Work instructions: Repeat every record below exactly, but leave out any pictures.

Record list:

☆ ☆ ☆ ☆ ☆ ☆ ☆

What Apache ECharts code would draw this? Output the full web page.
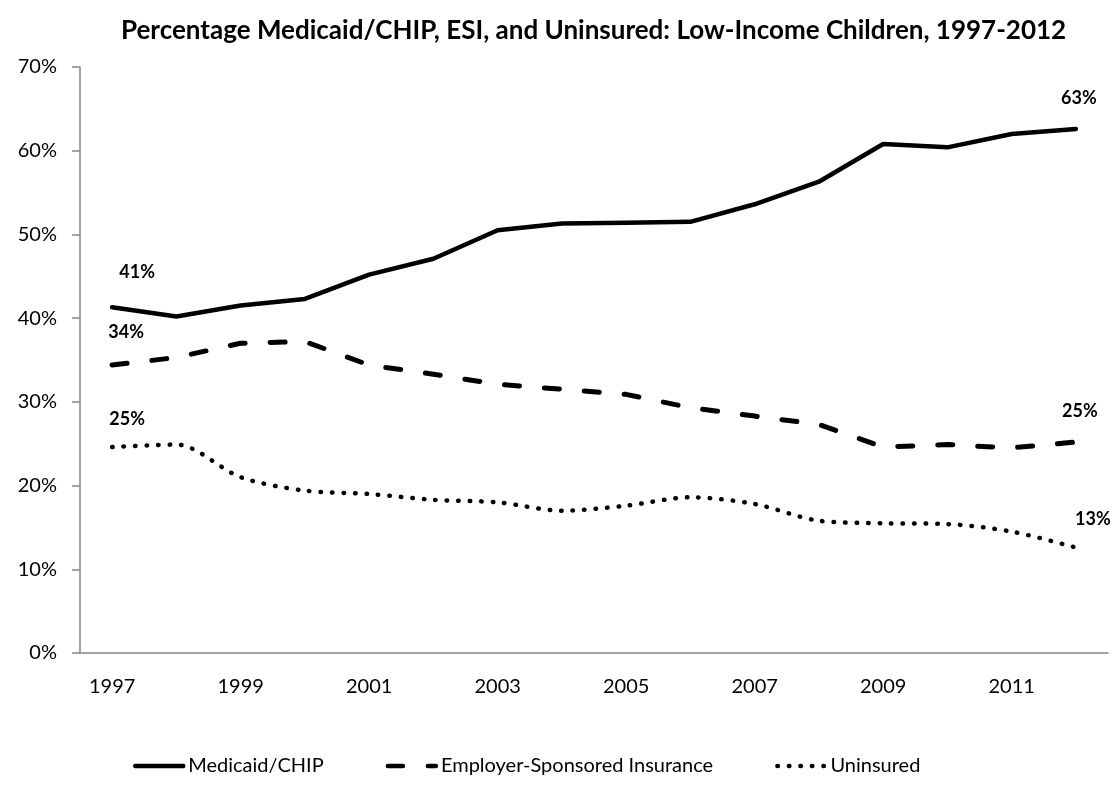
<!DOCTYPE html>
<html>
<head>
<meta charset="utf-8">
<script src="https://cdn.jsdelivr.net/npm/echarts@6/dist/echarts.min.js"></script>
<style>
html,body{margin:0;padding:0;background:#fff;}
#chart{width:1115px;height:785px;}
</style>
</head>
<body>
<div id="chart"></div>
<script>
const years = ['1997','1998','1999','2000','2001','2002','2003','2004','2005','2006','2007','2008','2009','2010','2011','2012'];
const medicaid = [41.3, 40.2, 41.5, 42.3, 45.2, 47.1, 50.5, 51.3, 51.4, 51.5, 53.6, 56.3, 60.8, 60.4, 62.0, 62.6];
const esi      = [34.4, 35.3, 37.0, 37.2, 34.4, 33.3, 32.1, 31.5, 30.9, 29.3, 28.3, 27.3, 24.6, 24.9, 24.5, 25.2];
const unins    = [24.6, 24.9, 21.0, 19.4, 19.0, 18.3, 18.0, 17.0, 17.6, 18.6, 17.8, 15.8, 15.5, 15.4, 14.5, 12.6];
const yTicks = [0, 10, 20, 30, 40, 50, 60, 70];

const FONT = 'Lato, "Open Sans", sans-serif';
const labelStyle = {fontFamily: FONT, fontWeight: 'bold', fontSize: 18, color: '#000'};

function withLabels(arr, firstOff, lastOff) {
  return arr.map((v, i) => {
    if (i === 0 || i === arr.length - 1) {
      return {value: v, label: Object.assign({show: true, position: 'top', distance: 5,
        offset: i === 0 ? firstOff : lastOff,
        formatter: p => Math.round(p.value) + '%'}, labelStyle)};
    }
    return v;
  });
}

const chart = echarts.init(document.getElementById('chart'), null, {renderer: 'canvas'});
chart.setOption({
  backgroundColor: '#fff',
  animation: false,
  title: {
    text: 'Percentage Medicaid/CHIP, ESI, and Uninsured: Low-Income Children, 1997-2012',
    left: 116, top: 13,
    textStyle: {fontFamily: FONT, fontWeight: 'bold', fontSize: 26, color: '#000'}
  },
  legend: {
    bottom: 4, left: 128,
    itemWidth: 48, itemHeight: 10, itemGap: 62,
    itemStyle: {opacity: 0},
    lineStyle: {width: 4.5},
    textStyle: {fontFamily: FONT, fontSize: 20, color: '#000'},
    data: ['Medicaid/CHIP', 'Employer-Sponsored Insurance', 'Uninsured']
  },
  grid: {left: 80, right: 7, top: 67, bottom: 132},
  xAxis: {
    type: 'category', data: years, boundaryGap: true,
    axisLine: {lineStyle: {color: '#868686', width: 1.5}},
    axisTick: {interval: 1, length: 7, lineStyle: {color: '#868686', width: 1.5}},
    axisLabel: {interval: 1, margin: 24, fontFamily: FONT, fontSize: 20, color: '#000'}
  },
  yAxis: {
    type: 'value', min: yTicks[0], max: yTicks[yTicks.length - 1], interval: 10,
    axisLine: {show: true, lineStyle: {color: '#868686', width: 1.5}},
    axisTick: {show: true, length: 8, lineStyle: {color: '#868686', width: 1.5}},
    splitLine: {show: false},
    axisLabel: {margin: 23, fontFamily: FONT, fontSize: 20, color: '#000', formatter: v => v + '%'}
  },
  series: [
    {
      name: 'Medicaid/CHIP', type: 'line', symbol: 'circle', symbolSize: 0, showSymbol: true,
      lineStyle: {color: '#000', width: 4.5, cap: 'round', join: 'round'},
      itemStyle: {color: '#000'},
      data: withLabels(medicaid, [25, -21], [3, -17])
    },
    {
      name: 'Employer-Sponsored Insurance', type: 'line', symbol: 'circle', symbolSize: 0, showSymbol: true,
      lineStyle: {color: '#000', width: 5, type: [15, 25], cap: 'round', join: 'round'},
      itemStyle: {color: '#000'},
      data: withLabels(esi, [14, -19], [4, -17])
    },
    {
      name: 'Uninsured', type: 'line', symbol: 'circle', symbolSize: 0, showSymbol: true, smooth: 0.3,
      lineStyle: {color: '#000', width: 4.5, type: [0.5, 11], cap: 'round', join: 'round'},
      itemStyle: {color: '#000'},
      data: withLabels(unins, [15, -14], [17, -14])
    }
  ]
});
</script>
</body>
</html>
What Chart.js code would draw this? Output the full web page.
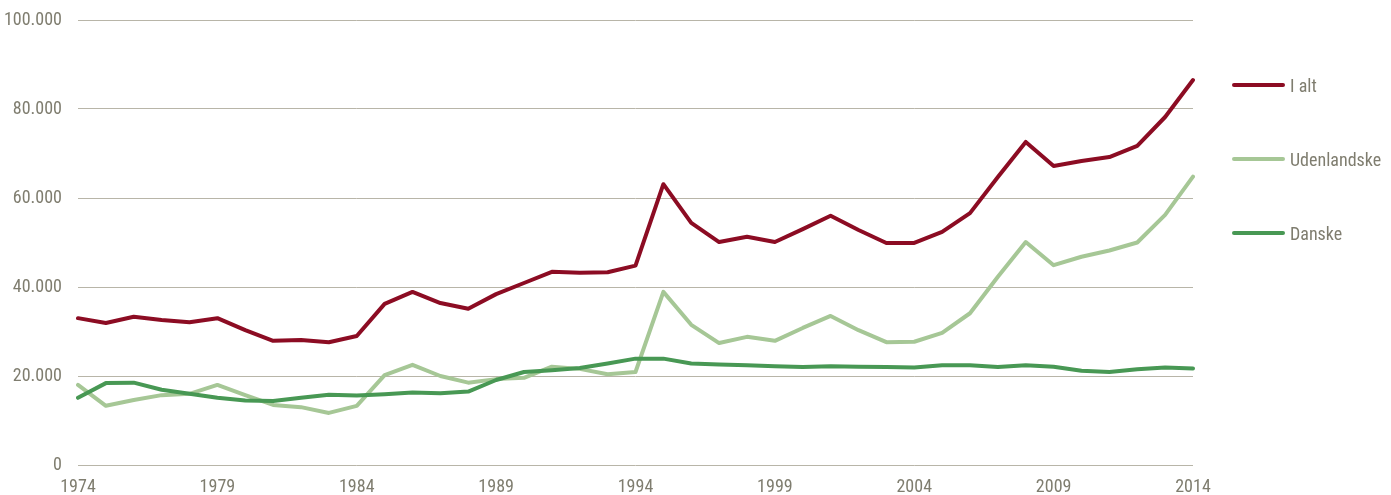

☆ ☆ ☆ ☆ ☆ ☆ ☆

Written solution:
What Apache ECharts code would draw this? Output the full web page.
<!DOCTYPE html>
<html>
<head>
<meta charset="utf-8">
<script src="https://cdn.jsdelivr.net/npm/echarts@6/dist/echarts.min.js"></script>
<style>
html,body{margin:0;padding:0;background:#fff;}
#chart{width:1115px;height:785px;}
</style>
</head>
<body>
<div id="chart"></div>
<script>
const years = ['1997','1998','1999','2000','2001','2002','2003','2004','2005','2006','2007','2008','2009','2010','2011','2012'];
const medicaid = [41.3, 40.2, 41.5, 42.3, 45.2, 47.1, 50.5, 51.3, 51.4, 51.5, 53.6, 56.3, 60.8, 60.4, 62.0, 62.6];
const esi      = [34.4, 35.3, 37.0, 37.2, 34.4, 33.3, 32.1, 31.5, 30.9, 29.3, 28.3, 27.3, 24.6, 24.9, 24.5, 25.2];
const unins    = [24.6, 24.9, 21.0, 19.4, 19.0, 18.3, 18.0, 17.0, 17.6, 18.6, 17.8, 15.8, 15.5, 15.4, 14.5, 12.6];
const yTicks = [0, 10, 20, 30, 40, 50, 60, 70];

const FONT = 'Lato, "Open Sans", sans-serif';
const labelStyle = {fontFamily: FONT, fontWeight: 'bold', fontSize: 18, color: '#000'};

function withLabels(arr, firstOff, lastOff) {
  return arr.map((v, i) => {
    if (i === 0 || i === arr.length - 1) {
      return {value: v, label: Object.assign({show: true, position: 'top', distance: 5,
        offset: i === 0 ? firstOff : lastOff,
        formatter: p => Math.round(p.value) + '%'}, labelStyle)};
    }
    return v;
  });
}

const chart = echarts.init(document.getElementById('chart'), null, {renderer: 'canvas'});
chart.setOption({
  backgroundColor: '#fff',
  animation: false,
  title: {
    text: 'Percentage Medicaid/CHIP, ESI, and Uninsured: Low-Income Children, 1997-2012',
    left: 116, top: 13,
    textStyle: {fontFamily: FONT, fontWeight: 'bold', fontSize: 26, color: '#000'}
  },
  legend: {
    bottom: 4, left: 128,
    itemWidth: 48, itemHeight: 10, itemGap: 62,
    itemStyle: {opacity: 0},
    lineStyle: {width: 4.5},
    textStyle: {fontFamily: FONT, fontSize: 20, color: '#000'},
    data: ['Medicaid/CHIP', 'Employer-Sponsored Insurance', 'Uninsured']
  },
  grid: {left: 80, right: 7, top: 67, bottom: 132},
  xAxis: {
    type: 'category', data: years, boundaryGap: true,
    axisLine: {lineStyle: {color: '#868686', width: 1.5}},
    axisTick: {interval: 1, length: 7, lineStyle: {color: '#868686', width: 1.5}},
    axisLabel: {interval: 1, margin: 24, fontFamily: FONT, fontSize: 20, color: '#000'}
  },
  yAxis: {
    type: 'value', min: yTicks[0], max: yTicks[yTicks.length - 1], interval: 10,
    axisLine: {show: true, lineStyle: {color: '#868686', width: 1.5}},
    axisTick: {show: true, length: 8, lineStyle: {color: '#868686', width: 1.5}},
    splitLine: {show: false},
    axisLabel: {margin: 23, fontFamily: FONT, fontSize: 20, color: '#000', formatter: v => v + '%'}
  },
  series: [
    {
      name: 'Medicaid/CHIP', type: 'line', symbol: 'circle', symbolSize: 0, showSymbol: true,
      lineStyle: {color: '#000', width: 4.5, cap: 'round', join: 'round'},
      itemStyle: {color: '#000'},
      data: withLabels(medicaid, [25, -21], [3, -17])
    },
    {
      name: 'Employer-Sponsored Insurance', type: 'line', symbol: 'circle', symbolSize: 0, showSymbol: true,
      lineStyle: {color: '#000', width: 5, type: [15, 25], cap: 'round', join: 'round'},
      itemStyle: {color: '#000'},
      data: withLabels(esi, [14, -19], [4, -17])
    },
    {
      name: 'Uninsured', type: 'line', symbol: 'circle', symbolSize: 0, showSymbol: true, smooth: 0.3,
      lineStyle: {color: '#000', width: 4.5, type: [0.5, 11], cap: 'round', join: 'round'},
      itemStyle: {color: '#000'},
      data: withLabels(unins, [15, -14], [17, -14])
    }
  ]
});
</script>
</body>
</html>
What Chart.js code would draw this? Output the full web page.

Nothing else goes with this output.